Pubblicato sul manifesto il 12 luglio 2016 –
Le acrobazie della nostra politica hanno stravaganti ricadute linguistiche. Ci si interroga sull’ opportunità di modificare l’Italicum, la legge elettorale che sarebbe una originale invenzione per il nostro paese, mai sperimentata altrove, mentre il vocabolo spacchettamento ha il suo momento di gloria unendosi indissolubilmente al referendum sulla riforma costituzionale.
L’idea, avanzata quanto prima dai radicali e fatta propria da un consistente numero di stimati costituzionalisti, era data in ascesa solo qualche giorno fa ma ieri era già giudicata un’ipotesi “che si allontana”. Peccato, perchè non mi sembra una cattiva idea. La parola significa disfare un pacchetto estraendone il contenuto: suddividere il quesito sulla riforma costituzionale in diverse parti potrebbe fare capire meglio ai cittadini tutto quello che sta dentro al pacco, e forse consentire un giudizio più informato e articolato rispetto al semplice “prendere o lasciare” a cui saremmo obbligati con un unico sì o no. Si dirà che sarebbe un metodo inusuale. Ma non è tanto usuale nemmeno la situazione politica generale in cui cade la consultazione su riforme di cui si discute inutilmente da molti decenni. Alle posizioni vagamente intimidatorie di chi dice: votate si perché sennò l’economia crolla, oppure votate no così ci liberiamo del tirannello Renzi, io preferisco la tesi di chi non si rassegna alla logica della mors tua vita mea e spera che si possa migliorare il compromesso limitato e subito disconosciuto da molti ( in primis la destra berlusconiana) che ha prodotto le discutibili norme oggi al vaglio dei cittadini.

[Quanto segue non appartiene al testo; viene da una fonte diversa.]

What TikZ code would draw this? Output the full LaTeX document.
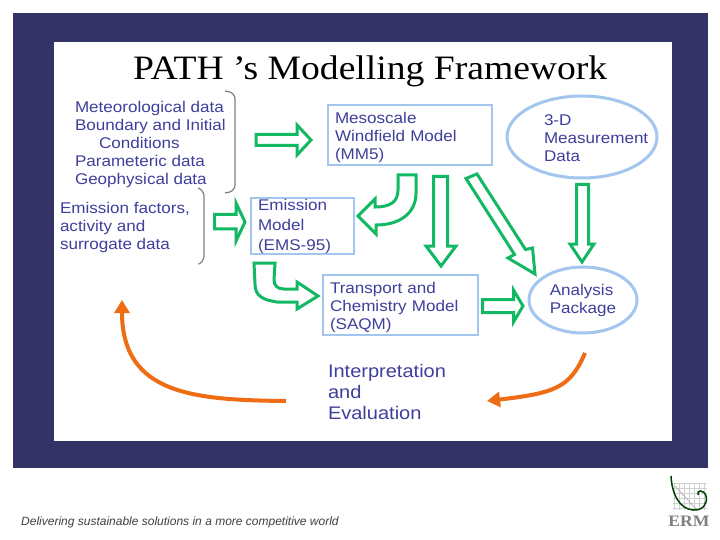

Anzi, direi che la logica, la filosofia politica addirittura, dello spacchettamento andrebbe estesa a molti altri temi cruciali della politica sui quali vince la logica della contrapposizione violenta. Il razzismo per esempio. Se ne discute in modo drammatico di fronte alle violenze negli Usa, e in Italia dopo l’omicidio di Emmanuel Chidi Nnamdi. Ma che cosa c’è davvero dentro l’inquietante pacco etichettato con la parola razzismo?
A questi pensieri mi ha indotto un articolo – riportato ieri dalla Repubblica – di Kazuo Ishiguro sulla Brexit . I suoi romanzi Quel che resta del giorno e Non lasciarmi sono tra i più bei libri che abbia letto. Quindi il suo articolo mi ha molto incuriosito, e non mi ha deluso. Intanto lo scrittore giapponese-inglese giudica molto negativamente il metodo referendario , rispetto a quello parlamentare, usato avventatamente da Cameron per un argomento tanto importante e delicato. Il risultato ha provocato in lui una grande rabbia. Ma cerca di reagire freddamente, avanzando l’idea di un secondo referendum ( ormai la mediazione parlamentare é bruciata..) ma non sullo stesso quesito, bensì su quello relativo a una Brexit light, in cui il Regno Unito accetterebbe l’idea di partecipare ancora al mercato comune europeo ma garantendo la libera circolazione delle persone. Un discrimine che dovrebbe far emergere, tra i sostenitori del leave, chi è veramente razzista, e chi no. Ishiguro non crede che il paese in cui è cresciuto, che ha accolto lui e la sua famiglia come tanti altri stranieri, che negli anni ’30 resistette al fascismo, oggi abbia cambiato natura. Ma se non fosse così, scrive, “vorrei ricevere questa brutta notizia forte e chiaro… Cerchiamo di capire chi siamo”.
Ecco, intendo lo spacchettamento come un metodo di ricerca sulla verità in politica. Che cosa c’è veramente, oggi, nel pacco Pd? E in quello 5 stelle? Nel pacco Salvini? Nel pacchetto della Sinistra italiana? Nel modo di intendere la politica di ognuno di noi?